Seasonal peaks in hospitality: how to stay ahead

It always starts the same way. The weather turns, the calendar fills up, and suddenly everyone is at the bar at once. Seasonal peaks in hospitality are never a surprise and yet they always seem to catch people off guard.
It's not that operators don't see it coming. They do. The problem is the gap between knowing it's going to get busy and actually being ready for it. Because staffing doesn't sort itself out in a week. Especially not when you're relying on one agency that's also supplying twenty other venues.

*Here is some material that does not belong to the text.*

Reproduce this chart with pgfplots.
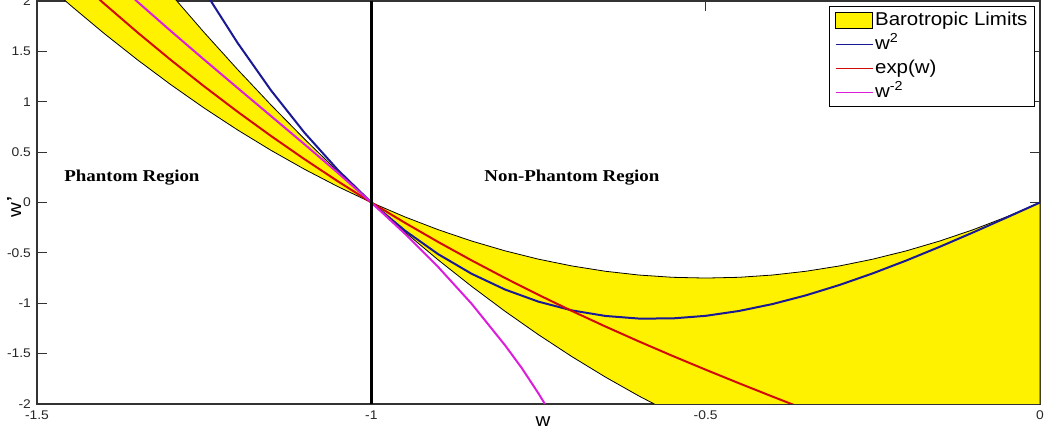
\documentclass[border=0pt]{standalone}
\usepackage{fontspec}
\setmainfont[FakeStretch=1.1]{Liberation Sans}
\newfontfamily\regfont[FakeStretch=1.14]{Liberation Serif}
\usepackage{pgfplots}
\pgfplotsset{compat=1.18}
\definecolor{cblue}{RGB}{25,25,150}
\definecolor{cred}{RGB}{210,10,10}
\definecolor{cmag}{RGB}{220,30,220}
\begin{document}
\begin{tikzpicture}
\begin{axis}[
  scale only axis, width=501.5pt, height=201.5pt,
  xmin=-1.5, xmax=0, ymin=-2, ymax=2,
  xtick={-1.5,-1,-0.5,0}, ytick={-2,-1.5,-1,-0.5,0,0.5,1,1.5,2},
  tick align=inside, major tick length=5pt,
  tick style={black!80, line width=0.5pt},
  /pgf/number format/assume math mode=true,
  ticklabel style={font=\fontsize{6.3}{7}\selectfont, text=black!85},
  yticklabel style={xshift=0.5pt},
  axis line style={black!80, line width=0.6pt},
  xlabel={w}, ylabel={w\kern0.3pt\raisebox{1.5pt}{\fontsize{8}{8}\selectfont\textbf{’}}},
  xlabel style={at={(axis description cs:0.5045,0)}, anchor=north, yshift=-6pt, inner sep=0pt, font=\fontsize{9.3}{10}\selectfont},
  ylabel style={at={(axis description cs:0,0.489)}, anchor=center, yshift=11.5pt, inner sep=0pt, font=\fontsize{9.3}{10}\selectfont},
  legend cell align=left,
  legend style={at={(1,1)}, anchor=north east, xshift=-2.5pt, yshift=-2.7pt,
    font=\fontsize{9.3}{10}\selectfont, draw=black, line width=0.5pt,
    inner xsep=2.5pt, inner ysep=1pt, row sep=0pt, column sep=0pt,
    nodes={inner xsep=1pt, inner ysep=1.5pt, text height=7pt, text depth=2pt}},
]
% left barotropic band
\addplot[fill=yellow, draw=black, line width=0.4pt,
  legend image code/.code={\draw[fill=yellow,draw=black,line width=0.5pt] (0pt,-4pt) rectangle (18.5pt,4pt);}]
coordinates {
(-1,0) (-1.05,0.1575) (-1.1,0.33) (-1.15,0.5175) (-1.2,0.72) (-1.25,0.9375)
(-1.3,1.17) (-1.35,1.4175) (-1.4,1.68) (-1.45,1.9575) (-1.5,2.25)
(-1.5,3.75) (-1.45,3.3075) (-1.4,2.88) (-1.35,2.4675) (-1.3,2.07) (-1.25,1.6875)
(-1.2,1.32) (-1.15,0.9675) (-1.1,0.63) (-1.05,0.3075) (-1,0)
} -- cycle;
\addlegendentry{Barotropic Limits}
% right barotropic band
\addplot[fill=yellow, draw=black, line width=0.4pt, forget plot]
coordinates {
(-1,0) (-0.95,-0.1425) (-0.9,-0.27) (-0.85,-0.3825) (-0.8,-0.48) (-0.75,-0.5625)
(-0.7,-0.63) (-0.65,-0.6825) (-0.6,-0.72) (-0.55,-0.7425) (-0.5,-0.75)
(-0.45,-0.7425) (-0.4,-0.72) (-0.35,-0.6825) (-0.3,-0.63) (-0.25,-0.5625)
(-0.2,-0.48) (-0.15,-0.3825) (-0.1,-0.27) (-0.05,-0.1425) (0,0)
(0,-3) (-0.5,-2.25) (-0.55,-2.0925) (-0.6,-1.92) (-0.65,-1.7325) (-0.7,-1.53)
(-0.75,-1.3125) (-0.8,-1.08) (-0.85,-0.8325) (-0.9,-0.57) (-0.95,-0.2925) (-1,0)
} -- cycle;
% w^2
\addplot[cblue, line width=1pt,
  legend image code/.code={\draw[cblue,line width=0.6pt] (0pt,0pt) -- (18.5pt,0pt);}]
coordinates {
(-1.25,2.109) (-1.24,2.0) (-1.2,1.584) (-1.15,1.1126) (-1.1,0.693) (-1.05,0.3229)
(-1,0) (-0.95,-0.2779) (-0.9,-0.513) (-0.85,-0.7076) (-0.8,-0.864) (-0.75,-0.9844)
(-0.7,-1.071) (-0.65,-1.1261) (-0.6,-1.152) (-0.55,-1.1509) (-0.5,-1.125)
(-0.45,-1.0766) (-0.4,-1.008) (-0.35,-0.9214) (-0.3,-0.819) (-0.25,-0.7031)
(-0.2,-0.576) (-0.15,-0.4399) (-0.1,-0.297) (-0.05,-0.1496) (0,0)
};
\addlegendentry{w\textsuperscript{2}}
% exp(w)
\addplot[cred, line width=1pt,
  legend image code/.code={\draw[cred,line width=0.6pt] (0pt,0pt) -- (18.5pt,0pt);}]
coordinates {
(-1.45,2.2742) (-1.4,1.9759) (-1.35,1.6897) (-1.3,1.4153) (-1.25,1.1524)
(-1.2,0.9007) (-1.15,0.66) (-1.1,0.4299) (-1.05,0.21) (-1,0)
(-0.95,-0.2005) (-0.9,-0.392) (-0.85,-0.5748) (-0.8,-0.7496) (-0.75,-0.9168)
(-0.7,-1.0769) (-0.65,-1.2307) (-0.6,-1.3786) (-0.55,-1.5214) (-0.5,-1.6598)
(-0.45,-1.7946) (-0.4,-1.9266) (-0.35,-2.0566)
};
\addlegendentry{exp(w)}
% w^-2
\addplot[cmag, line width=1pt,
  legend image code/.code={\draw[cmag,line width=0.6pt] (0pt,0pt) -- (18.5pt,0pt);}]
coordinates {
(-1.4,2.2922) (-1.35,1.9936) (-1.3,1.7025) (-1.25,1.4175) (-1.2,1.1367)
(-1.15,0.8577) (-1.1,0.5779) (-1.05,0.2936) (-1,0) (-0.95,-0.3087)
(-0.9,-0.6404) (-0.85,-1.0053) (-0.8,-1.4175) (-0.775,-1.6438) (-0.75,-1.8958)
(-0.725,-2.1677) (-0.7,-2.4667)
};
\addlegendentry{w\textsuperscript{-2}}
% phantom divide
\addplot[black, line width=1.6pt, forget plot] coordinates {(-1,-2) (-1,2)};
\node[font={\regfont\bfseries\fontsize{8.3}{9}\selectfont}] at (axis cs:-1.358,0.248) {Phantom Region};
\node[font={\regfont\bfseries\fontsize{8.3}{9}\selectfont}] at (axis cs:-0.70,0.25) {Non-Phantom Region};
\end{axis}
\pgfresetboundingbox
\path[use as bounding box] ([shift={(-18.5pt,-14pt)}]current axis.south west) rectangle ([shift={(2pt,0.5pt)}]current axis.north east);
\end{tikzpicture}
\end{document}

Start earlier than you think
Most operators wait too long. By the time they start planning, the best people are already booked by someone else. Summer, New Year's Eve, festival season: these peaks are predictable. Use that. Look back at last year. When did it get genuinely overwhelming? When were you short-staffed? Put those dates in your calendar and start reaching out two to three months earlier than you normally would.
Flexibility is not a backup plan. It is the plan.

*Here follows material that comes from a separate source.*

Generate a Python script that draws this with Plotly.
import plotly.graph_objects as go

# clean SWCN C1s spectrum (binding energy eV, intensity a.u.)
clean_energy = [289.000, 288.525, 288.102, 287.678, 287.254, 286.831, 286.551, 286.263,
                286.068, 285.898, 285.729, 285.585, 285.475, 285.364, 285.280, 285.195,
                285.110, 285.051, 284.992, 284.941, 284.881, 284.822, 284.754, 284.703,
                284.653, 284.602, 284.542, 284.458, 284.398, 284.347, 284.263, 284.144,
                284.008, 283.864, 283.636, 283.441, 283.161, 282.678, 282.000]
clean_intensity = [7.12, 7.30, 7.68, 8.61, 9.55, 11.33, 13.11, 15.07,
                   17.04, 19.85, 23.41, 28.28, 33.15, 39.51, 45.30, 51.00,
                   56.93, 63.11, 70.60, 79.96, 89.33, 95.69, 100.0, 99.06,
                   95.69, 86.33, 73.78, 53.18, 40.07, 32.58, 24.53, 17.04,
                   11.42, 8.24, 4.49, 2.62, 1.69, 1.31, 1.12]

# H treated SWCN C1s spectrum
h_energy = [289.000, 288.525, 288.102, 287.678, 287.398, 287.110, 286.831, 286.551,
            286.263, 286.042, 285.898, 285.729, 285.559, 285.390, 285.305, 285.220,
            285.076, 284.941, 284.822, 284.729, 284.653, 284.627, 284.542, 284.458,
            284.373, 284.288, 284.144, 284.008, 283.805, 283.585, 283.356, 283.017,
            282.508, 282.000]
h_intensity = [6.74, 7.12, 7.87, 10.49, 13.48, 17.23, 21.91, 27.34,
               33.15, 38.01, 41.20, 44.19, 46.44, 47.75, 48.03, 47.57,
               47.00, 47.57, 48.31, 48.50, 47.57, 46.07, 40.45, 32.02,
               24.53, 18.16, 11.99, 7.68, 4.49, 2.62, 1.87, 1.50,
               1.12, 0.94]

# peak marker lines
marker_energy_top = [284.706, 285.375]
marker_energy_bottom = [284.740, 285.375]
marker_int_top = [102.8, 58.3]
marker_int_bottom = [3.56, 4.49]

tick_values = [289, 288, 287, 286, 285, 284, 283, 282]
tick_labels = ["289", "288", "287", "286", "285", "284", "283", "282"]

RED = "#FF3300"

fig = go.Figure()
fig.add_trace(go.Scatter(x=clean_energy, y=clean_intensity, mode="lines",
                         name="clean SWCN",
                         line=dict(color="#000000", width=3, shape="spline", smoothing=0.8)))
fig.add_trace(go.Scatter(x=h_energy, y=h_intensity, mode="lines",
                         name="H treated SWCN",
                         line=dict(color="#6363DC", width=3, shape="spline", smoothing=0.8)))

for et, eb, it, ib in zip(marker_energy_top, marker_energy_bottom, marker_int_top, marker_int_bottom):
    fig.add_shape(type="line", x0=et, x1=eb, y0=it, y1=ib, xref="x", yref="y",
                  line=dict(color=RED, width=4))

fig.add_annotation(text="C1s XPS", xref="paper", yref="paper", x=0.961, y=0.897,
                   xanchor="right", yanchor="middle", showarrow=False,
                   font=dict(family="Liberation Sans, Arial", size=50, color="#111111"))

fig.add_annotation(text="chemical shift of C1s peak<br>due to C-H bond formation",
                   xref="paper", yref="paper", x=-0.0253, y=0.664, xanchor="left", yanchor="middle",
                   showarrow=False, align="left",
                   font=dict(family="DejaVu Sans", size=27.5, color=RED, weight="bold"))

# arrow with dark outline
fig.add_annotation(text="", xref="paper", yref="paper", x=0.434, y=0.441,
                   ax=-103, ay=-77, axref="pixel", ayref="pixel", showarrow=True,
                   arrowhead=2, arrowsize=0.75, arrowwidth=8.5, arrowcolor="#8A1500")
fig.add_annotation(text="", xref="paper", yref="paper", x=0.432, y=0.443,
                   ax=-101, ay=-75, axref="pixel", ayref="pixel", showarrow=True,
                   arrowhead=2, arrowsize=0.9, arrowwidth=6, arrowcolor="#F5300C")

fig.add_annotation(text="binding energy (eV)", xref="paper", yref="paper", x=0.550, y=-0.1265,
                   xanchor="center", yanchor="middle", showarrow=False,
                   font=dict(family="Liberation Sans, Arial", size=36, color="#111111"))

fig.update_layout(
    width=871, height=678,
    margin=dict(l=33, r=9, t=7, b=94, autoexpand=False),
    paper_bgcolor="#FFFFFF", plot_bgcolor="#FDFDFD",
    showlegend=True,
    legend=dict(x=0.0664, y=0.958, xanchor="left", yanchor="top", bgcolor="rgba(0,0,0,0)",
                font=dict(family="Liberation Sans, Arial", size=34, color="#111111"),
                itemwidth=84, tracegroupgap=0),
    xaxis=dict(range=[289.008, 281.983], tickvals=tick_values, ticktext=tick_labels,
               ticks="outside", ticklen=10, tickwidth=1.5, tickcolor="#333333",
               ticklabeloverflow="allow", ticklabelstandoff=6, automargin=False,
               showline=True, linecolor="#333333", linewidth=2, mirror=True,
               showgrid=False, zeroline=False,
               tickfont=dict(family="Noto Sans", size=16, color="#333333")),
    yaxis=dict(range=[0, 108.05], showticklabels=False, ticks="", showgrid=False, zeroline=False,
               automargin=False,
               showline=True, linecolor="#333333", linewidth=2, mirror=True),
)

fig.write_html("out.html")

Permanent staff are invaluable, but they're not infinitely scalable. Seasonal peaks demand a layer of staff that moves with demand. Up when it's busy, quieter when things slow down. That means working with a mix of permanent employees and flexible workers you can scale quickly.

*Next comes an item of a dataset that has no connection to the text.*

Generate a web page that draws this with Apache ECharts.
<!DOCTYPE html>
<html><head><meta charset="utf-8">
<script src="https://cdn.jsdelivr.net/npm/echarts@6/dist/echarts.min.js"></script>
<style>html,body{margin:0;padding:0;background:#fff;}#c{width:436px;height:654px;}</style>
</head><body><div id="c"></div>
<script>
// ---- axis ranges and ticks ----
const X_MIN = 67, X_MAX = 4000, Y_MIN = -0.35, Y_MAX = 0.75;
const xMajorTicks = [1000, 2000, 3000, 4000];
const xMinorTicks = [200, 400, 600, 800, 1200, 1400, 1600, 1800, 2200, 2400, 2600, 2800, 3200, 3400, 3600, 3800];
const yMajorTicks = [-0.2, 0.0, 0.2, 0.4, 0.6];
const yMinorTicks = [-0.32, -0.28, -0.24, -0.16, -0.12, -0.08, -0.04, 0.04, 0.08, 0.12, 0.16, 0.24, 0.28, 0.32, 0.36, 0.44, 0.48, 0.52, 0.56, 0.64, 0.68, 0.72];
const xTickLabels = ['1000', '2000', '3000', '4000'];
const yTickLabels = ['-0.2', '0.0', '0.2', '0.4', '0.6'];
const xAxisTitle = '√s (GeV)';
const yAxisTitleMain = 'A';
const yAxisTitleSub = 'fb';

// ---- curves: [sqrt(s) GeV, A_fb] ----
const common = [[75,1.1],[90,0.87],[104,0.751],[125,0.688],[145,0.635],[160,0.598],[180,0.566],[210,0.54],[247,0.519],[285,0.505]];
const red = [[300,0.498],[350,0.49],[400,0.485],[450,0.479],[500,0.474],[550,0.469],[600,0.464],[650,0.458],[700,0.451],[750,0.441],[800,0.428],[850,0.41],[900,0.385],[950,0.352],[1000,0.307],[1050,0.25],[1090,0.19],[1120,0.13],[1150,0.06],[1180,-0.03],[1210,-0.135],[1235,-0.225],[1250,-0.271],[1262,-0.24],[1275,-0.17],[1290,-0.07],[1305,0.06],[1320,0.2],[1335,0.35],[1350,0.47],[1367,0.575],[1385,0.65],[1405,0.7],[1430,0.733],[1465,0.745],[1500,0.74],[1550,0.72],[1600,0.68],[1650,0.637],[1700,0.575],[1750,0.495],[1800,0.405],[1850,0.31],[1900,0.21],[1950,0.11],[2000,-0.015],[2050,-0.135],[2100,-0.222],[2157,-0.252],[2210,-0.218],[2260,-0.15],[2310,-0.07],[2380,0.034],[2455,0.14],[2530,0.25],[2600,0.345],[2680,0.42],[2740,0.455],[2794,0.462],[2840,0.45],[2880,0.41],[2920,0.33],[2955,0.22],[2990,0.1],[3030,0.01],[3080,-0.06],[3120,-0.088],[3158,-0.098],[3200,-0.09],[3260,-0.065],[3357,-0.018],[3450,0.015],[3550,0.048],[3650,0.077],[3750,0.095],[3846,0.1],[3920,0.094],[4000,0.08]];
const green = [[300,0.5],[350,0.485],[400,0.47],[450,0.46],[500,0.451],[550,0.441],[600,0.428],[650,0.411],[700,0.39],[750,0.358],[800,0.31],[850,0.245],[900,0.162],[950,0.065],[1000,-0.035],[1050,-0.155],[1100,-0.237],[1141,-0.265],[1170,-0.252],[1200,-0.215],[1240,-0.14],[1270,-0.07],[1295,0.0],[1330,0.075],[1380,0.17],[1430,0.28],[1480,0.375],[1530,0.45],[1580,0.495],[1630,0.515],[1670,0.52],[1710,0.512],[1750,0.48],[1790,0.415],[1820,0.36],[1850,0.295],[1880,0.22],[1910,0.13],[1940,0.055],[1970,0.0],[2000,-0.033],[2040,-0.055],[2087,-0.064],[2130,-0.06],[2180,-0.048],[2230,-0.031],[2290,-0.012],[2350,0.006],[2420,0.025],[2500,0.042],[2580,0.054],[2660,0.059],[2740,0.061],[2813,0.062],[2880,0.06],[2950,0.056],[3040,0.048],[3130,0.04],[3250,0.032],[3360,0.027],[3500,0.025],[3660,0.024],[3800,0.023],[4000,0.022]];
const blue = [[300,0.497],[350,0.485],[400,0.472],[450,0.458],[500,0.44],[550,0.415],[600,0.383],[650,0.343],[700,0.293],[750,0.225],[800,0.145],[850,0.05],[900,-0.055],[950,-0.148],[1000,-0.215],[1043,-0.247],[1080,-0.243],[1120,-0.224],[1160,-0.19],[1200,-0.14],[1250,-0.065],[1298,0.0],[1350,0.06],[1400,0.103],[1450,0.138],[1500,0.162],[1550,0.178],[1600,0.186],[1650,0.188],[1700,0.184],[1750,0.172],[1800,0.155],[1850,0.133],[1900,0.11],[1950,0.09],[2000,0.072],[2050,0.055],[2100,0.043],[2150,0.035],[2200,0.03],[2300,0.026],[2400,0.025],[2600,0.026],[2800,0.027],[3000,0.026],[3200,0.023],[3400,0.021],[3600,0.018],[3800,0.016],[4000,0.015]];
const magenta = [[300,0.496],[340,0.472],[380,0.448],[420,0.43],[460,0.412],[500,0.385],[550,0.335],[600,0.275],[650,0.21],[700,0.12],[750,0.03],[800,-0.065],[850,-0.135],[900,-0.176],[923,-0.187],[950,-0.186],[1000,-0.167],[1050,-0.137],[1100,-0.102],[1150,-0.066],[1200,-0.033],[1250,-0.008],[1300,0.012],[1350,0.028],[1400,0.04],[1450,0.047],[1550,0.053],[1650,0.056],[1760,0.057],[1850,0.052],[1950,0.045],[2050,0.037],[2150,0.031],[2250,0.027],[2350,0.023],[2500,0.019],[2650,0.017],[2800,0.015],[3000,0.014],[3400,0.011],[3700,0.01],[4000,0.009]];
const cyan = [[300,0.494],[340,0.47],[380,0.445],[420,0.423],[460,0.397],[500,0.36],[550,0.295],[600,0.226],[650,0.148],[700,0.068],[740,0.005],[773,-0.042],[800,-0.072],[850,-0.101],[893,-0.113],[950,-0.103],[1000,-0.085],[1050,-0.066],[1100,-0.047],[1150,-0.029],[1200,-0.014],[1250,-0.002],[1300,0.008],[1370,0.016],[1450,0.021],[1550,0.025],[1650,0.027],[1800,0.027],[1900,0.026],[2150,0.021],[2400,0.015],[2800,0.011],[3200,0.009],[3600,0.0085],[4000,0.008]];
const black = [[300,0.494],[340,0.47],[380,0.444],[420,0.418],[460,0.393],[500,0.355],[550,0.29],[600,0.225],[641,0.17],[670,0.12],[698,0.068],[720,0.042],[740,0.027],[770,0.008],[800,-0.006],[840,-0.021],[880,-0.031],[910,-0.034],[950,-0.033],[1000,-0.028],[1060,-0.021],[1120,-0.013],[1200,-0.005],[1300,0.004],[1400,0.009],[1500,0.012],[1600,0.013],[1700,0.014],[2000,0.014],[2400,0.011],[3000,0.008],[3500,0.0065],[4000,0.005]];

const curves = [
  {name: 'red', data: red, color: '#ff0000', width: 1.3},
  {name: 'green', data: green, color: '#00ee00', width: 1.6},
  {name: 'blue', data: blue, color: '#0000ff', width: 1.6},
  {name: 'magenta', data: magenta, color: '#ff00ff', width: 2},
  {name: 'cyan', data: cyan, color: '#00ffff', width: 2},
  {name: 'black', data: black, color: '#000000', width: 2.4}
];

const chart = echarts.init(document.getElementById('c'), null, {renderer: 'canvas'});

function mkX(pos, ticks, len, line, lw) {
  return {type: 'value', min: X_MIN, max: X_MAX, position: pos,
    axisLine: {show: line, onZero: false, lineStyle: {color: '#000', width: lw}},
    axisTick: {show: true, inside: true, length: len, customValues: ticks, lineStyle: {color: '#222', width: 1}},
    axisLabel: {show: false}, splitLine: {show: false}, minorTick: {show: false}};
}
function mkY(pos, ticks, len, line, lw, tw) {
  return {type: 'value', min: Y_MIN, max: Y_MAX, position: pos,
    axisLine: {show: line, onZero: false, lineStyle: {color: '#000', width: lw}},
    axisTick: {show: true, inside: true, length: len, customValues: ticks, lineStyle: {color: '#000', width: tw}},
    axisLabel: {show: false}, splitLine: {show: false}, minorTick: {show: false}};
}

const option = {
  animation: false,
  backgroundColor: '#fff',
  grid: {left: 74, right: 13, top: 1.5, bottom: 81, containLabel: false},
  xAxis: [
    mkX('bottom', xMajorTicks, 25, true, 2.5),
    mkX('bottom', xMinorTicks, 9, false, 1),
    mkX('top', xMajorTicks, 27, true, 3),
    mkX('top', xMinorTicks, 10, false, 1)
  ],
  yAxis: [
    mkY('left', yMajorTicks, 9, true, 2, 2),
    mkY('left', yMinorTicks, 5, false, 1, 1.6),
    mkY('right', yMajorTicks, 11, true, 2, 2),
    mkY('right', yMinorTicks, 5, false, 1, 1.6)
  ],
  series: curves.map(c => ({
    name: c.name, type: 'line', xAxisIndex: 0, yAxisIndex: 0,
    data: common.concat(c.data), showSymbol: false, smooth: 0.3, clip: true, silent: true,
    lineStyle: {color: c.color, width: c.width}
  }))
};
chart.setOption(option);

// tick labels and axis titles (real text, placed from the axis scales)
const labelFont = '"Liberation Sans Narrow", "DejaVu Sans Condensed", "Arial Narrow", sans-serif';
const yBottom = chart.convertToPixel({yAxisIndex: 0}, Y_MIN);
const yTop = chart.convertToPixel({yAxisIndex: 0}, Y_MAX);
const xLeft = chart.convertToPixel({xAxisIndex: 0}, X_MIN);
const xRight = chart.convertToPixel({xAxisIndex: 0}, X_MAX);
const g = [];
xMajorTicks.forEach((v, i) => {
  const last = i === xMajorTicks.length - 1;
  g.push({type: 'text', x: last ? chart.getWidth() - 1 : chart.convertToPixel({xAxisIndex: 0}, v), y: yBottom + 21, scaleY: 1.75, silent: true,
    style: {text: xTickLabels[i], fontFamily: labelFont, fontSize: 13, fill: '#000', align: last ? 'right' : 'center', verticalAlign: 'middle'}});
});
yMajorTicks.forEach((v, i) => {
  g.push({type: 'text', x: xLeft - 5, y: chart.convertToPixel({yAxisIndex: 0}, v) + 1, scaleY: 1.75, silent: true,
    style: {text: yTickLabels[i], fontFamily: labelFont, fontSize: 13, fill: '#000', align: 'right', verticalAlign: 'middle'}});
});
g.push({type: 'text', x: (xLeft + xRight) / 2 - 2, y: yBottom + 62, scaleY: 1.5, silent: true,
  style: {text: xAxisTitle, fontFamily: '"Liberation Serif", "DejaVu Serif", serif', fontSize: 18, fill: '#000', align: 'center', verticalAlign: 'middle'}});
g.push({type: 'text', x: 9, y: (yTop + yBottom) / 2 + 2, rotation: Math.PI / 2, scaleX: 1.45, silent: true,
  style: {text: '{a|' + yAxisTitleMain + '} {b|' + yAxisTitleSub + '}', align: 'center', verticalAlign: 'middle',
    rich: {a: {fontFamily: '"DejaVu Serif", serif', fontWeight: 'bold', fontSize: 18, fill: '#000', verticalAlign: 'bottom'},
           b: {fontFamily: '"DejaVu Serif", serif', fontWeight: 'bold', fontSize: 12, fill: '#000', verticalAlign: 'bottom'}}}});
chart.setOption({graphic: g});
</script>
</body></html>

The challenge is that those flexible workers are spread across different agencies. And if you're managing separate contacts, contracts and invoices for each one, that takes time you simply don't have during a busy season. With Felix, you see availability across all your agencies in one place. You move faster, without the mess.
Familiar faces perform better
New staff take time. They need to learn your way of working, your regulars, how you like things done. A peak period is not the ideal moment for that. Try to build a consistent pool of flexible workers who know you and who you know. People who have worked with you before don't need to be told everything twice. They just get on with it.
Felix lets you add workers to your own pool, so when things get busy you can call back the right people straight away. No new faces every time. Just people who already know how you work.
Evaluate while it's still fresh
When the rush is over, you want to switch off. Understandable. But the best preparation for next season happens now, while you still remember what went wrong, what worked well and where you should have brought in more people earlier. Write it down. Keep it. Use it.
Seasonal peaks will keep coming. But how you respond to them is something you can actually control. Plan earlier, get the right people at the right time, and keep everything in one clear overview.